* **TASK OBJECTIVE**
Your output must be the lines below from the line containing "Recreate this image" to the line containing "p.yaxis.visible = False", both lines included, reproduced exactly and without pictures.

* **LISTING**
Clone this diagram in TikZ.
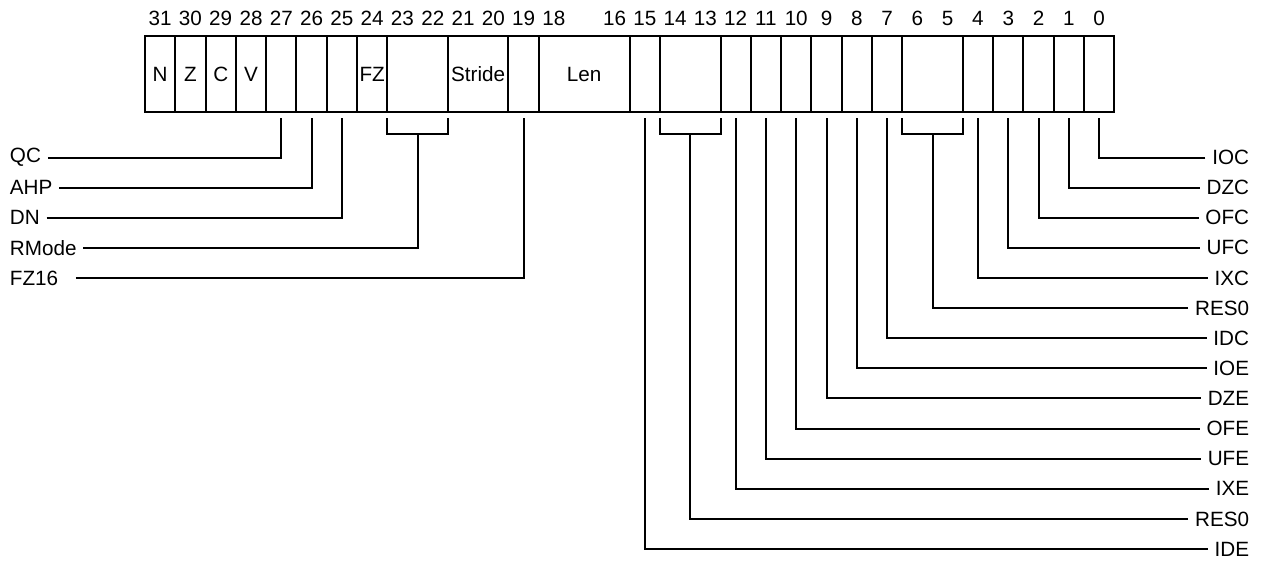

...

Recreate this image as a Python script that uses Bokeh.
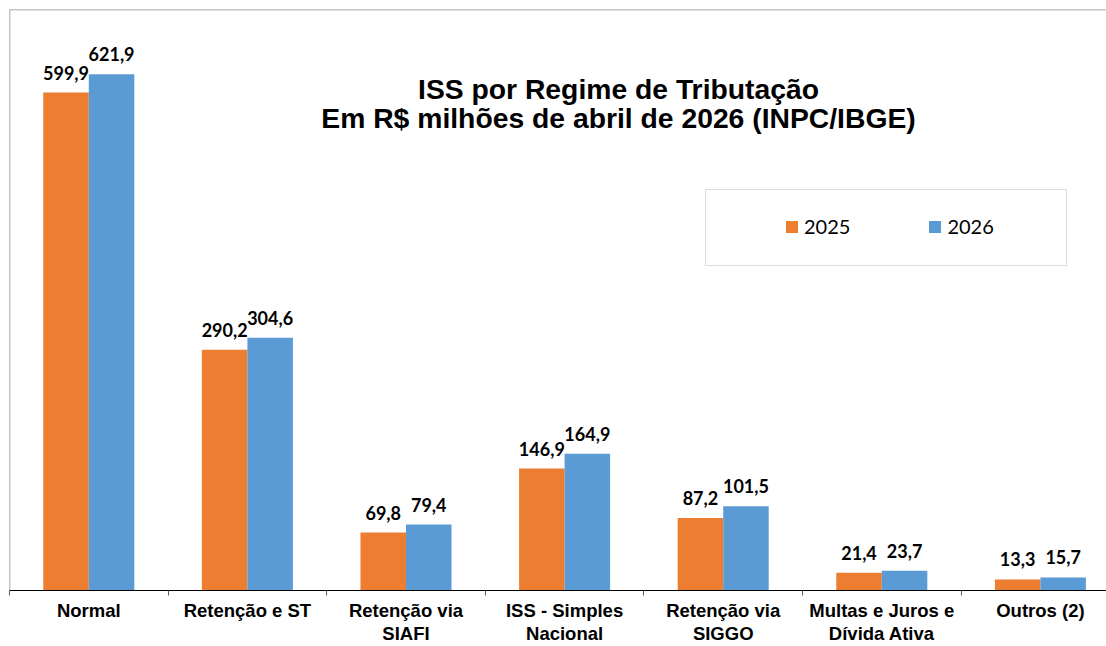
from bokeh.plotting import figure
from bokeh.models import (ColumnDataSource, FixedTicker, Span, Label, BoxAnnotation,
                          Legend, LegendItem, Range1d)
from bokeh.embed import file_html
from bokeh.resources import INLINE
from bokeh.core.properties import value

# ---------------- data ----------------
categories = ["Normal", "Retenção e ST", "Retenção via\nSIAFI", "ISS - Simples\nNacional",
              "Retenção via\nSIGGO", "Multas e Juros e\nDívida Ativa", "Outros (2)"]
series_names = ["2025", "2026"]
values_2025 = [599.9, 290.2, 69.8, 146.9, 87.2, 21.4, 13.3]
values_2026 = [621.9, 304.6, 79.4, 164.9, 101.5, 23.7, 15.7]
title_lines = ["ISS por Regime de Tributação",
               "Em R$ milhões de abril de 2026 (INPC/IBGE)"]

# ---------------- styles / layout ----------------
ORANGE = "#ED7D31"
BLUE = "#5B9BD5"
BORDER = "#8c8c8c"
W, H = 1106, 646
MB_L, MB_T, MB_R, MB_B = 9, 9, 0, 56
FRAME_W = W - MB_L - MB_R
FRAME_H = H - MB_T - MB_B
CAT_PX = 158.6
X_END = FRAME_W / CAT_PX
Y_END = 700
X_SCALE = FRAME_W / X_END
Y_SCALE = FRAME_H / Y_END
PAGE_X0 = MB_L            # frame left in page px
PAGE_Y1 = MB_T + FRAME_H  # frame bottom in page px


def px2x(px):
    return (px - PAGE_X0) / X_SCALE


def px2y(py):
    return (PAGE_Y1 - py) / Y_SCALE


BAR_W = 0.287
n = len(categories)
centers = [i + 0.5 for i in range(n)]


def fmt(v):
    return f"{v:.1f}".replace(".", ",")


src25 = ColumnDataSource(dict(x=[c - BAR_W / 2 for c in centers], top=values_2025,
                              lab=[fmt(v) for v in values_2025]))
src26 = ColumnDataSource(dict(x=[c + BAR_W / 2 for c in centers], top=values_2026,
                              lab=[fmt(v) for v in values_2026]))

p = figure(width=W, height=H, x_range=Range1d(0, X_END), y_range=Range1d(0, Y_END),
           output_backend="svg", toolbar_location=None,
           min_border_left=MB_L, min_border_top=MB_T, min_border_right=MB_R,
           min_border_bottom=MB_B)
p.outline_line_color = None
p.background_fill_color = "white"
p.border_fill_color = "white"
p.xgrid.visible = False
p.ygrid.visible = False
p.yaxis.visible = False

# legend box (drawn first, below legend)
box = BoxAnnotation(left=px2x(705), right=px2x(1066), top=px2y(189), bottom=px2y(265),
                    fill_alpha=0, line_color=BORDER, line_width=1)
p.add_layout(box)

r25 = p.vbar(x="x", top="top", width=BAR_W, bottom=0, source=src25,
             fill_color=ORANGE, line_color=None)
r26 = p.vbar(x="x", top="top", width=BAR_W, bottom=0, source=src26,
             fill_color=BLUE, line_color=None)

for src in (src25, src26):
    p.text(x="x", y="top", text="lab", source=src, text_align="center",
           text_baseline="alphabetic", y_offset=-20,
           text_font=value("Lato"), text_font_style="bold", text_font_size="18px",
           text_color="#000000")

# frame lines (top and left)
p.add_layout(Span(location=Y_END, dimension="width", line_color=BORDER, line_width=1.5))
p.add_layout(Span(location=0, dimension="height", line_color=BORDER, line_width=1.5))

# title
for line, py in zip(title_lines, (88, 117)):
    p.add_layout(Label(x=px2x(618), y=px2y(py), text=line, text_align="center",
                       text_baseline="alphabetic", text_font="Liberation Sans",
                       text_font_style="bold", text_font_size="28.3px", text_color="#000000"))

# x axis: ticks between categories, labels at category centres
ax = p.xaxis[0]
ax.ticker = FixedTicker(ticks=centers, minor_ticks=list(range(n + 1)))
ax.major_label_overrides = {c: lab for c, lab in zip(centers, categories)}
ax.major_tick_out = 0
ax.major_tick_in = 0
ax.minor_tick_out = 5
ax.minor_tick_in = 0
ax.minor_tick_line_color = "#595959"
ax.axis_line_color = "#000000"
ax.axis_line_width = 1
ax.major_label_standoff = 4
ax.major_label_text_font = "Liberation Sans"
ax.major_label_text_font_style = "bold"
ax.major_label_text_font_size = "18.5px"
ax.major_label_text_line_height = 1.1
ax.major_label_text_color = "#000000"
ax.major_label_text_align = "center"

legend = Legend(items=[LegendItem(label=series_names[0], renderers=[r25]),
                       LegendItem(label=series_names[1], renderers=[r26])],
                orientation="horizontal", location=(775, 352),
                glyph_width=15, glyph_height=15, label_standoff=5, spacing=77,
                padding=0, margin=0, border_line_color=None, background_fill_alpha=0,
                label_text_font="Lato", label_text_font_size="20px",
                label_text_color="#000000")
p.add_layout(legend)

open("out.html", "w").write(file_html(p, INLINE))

==

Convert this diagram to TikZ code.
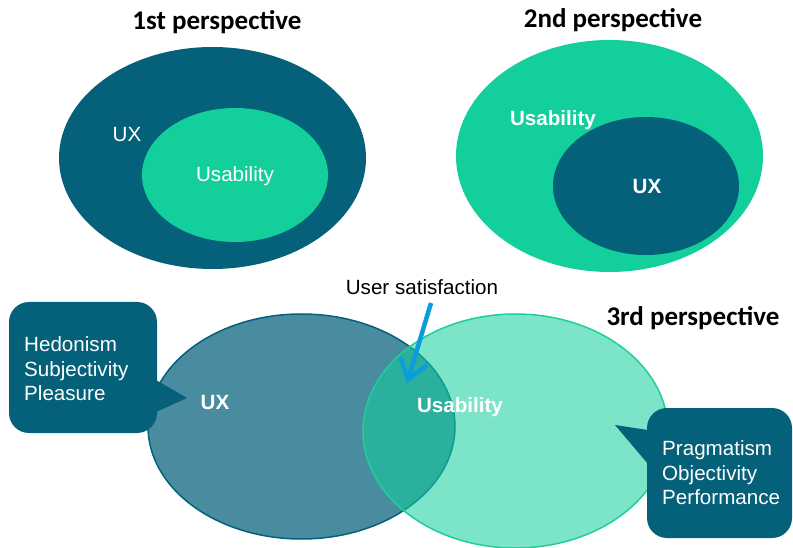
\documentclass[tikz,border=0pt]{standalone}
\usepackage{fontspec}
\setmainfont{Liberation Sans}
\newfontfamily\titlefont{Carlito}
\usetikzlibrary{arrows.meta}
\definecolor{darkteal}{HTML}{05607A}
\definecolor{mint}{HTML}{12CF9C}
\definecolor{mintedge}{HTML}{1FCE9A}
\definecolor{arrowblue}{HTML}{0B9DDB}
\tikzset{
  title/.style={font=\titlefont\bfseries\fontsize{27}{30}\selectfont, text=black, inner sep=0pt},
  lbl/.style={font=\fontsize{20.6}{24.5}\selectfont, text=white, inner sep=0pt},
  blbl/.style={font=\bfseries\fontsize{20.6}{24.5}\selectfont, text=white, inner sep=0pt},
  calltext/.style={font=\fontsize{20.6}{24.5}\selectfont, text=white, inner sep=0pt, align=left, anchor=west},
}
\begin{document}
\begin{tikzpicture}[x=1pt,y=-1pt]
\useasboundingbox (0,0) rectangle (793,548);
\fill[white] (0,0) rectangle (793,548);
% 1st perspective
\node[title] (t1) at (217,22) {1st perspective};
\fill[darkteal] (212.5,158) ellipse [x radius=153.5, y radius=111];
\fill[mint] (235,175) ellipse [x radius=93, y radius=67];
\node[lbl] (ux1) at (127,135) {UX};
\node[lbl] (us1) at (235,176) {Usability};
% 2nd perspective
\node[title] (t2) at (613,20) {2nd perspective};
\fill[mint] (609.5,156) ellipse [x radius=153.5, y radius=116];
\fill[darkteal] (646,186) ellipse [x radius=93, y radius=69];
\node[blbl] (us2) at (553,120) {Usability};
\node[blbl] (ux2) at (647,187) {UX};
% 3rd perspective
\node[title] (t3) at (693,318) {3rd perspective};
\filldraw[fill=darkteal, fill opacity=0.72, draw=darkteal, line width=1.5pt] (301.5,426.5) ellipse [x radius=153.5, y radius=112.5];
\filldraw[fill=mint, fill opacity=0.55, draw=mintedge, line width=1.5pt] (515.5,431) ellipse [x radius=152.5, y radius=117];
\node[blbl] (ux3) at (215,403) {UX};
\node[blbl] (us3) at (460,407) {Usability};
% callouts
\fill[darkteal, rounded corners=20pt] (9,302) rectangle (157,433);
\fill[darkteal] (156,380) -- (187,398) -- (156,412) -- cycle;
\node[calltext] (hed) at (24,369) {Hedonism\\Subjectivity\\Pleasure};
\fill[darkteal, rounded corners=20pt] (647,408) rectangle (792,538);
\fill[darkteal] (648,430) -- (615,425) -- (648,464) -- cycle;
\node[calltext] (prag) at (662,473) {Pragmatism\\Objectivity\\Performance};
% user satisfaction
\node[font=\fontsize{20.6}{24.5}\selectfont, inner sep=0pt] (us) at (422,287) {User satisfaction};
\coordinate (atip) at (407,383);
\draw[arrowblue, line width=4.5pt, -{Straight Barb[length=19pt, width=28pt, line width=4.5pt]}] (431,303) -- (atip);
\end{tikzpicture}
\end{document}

* **FINISHED TASK**
Recreate this image as a Python script that uses Bokeh.
from bokeh.plotting import figure
from bokeh.models import (ColumnDataSource, FixedTicker, Span, Label, BoxAnnotation,
                          Legend, LegendItem, Range1d)
from bokeh.embed import file_html
from bokeh.resources import INLINE
from bokeh.core.properties import value

# ---------------- data ----------------
categories = ["Normal", "Retenção e ST", "Retenção via\nSIAFI", "ISS - Simples\nNacional",
              "Retenção via\nSIGGO", "Multas e Juros e\nDívida Ativa", "Outros (2)"]
series_names = ["2025", "2026"]
values_2025 = [599.9, 290.2, 69.8, 146.9, 87.2, 21.4, 13.3]
values_2026 = [621.9, 304.6, 79.4, 164.9, 101.5, 23.7, 15.7]
title_lines = ["ISS por Regime de Tributação",
               "Em R$ milhões de abril de 2026 (INPC/IBGE)"]

# ---------------- styles / layout ----------------
ORANGE = "#ED7D31"
BLUE = "#5B9BD5"
BORDER = "#8c8c8c"
W, H = 1106, 646
MB_L, MB_T, MB_R, MB_B = 9, 9, 0, 56
FRAME_W = W - MB_L - MB_R
FRAME_H = H - MB_T - MB_B
CAT_PX = 158.6
X_END = FRAME_W / CAT_PX
Y_END = 700
X_SCALE = FRAME_W / X_END
Y_SCALE = FRAME_H / Y_END
PAGE_X0 = MB_L            # frame left in page px
PAGE_Y1 = MB_T + FRAME_H  # frame bottom in page px


def px2x(px):
    return (px - PAGE_X0) / X_SCALE


def px2y(py):
    return (PAGE_Y1 - py) / Y_SCALE


BAR_W = 0.287
n = len(categories)
centers = [i + 0.5 for i in range(n)]


def fmt(v):
    return f"{v:.1f}".replace(".", ",")


src25 = ColumnDataSource(dict(x=[c - BAR_W / 2 for c in centers], top=values_2025,
                              lab=[fmt(v) for v in values_2025]))
src26 = ColumnDataSource(dict(x=[c + BAR_W / 2 for c in centers], top=values_2026,
                              lab=[fmt(v) for v in values_2026]))

p = figure(width=W, height=H, x_range=Range1d(0, X_END), y_range=Range1d(0, Y_END),
           output_backend="svg", toolbar_location=None,
           min_border_left=MB_L, min_border_top=MB_T, min_border_right=MB_R,
           min_border_bottom=MB_B)
p.outline_line_color = None
p.background_fill_color = "white"
p.border_fill_color = "white"
p.xgrid.visible = False
p.ygrid.visible = False
p.yaxis.visible = False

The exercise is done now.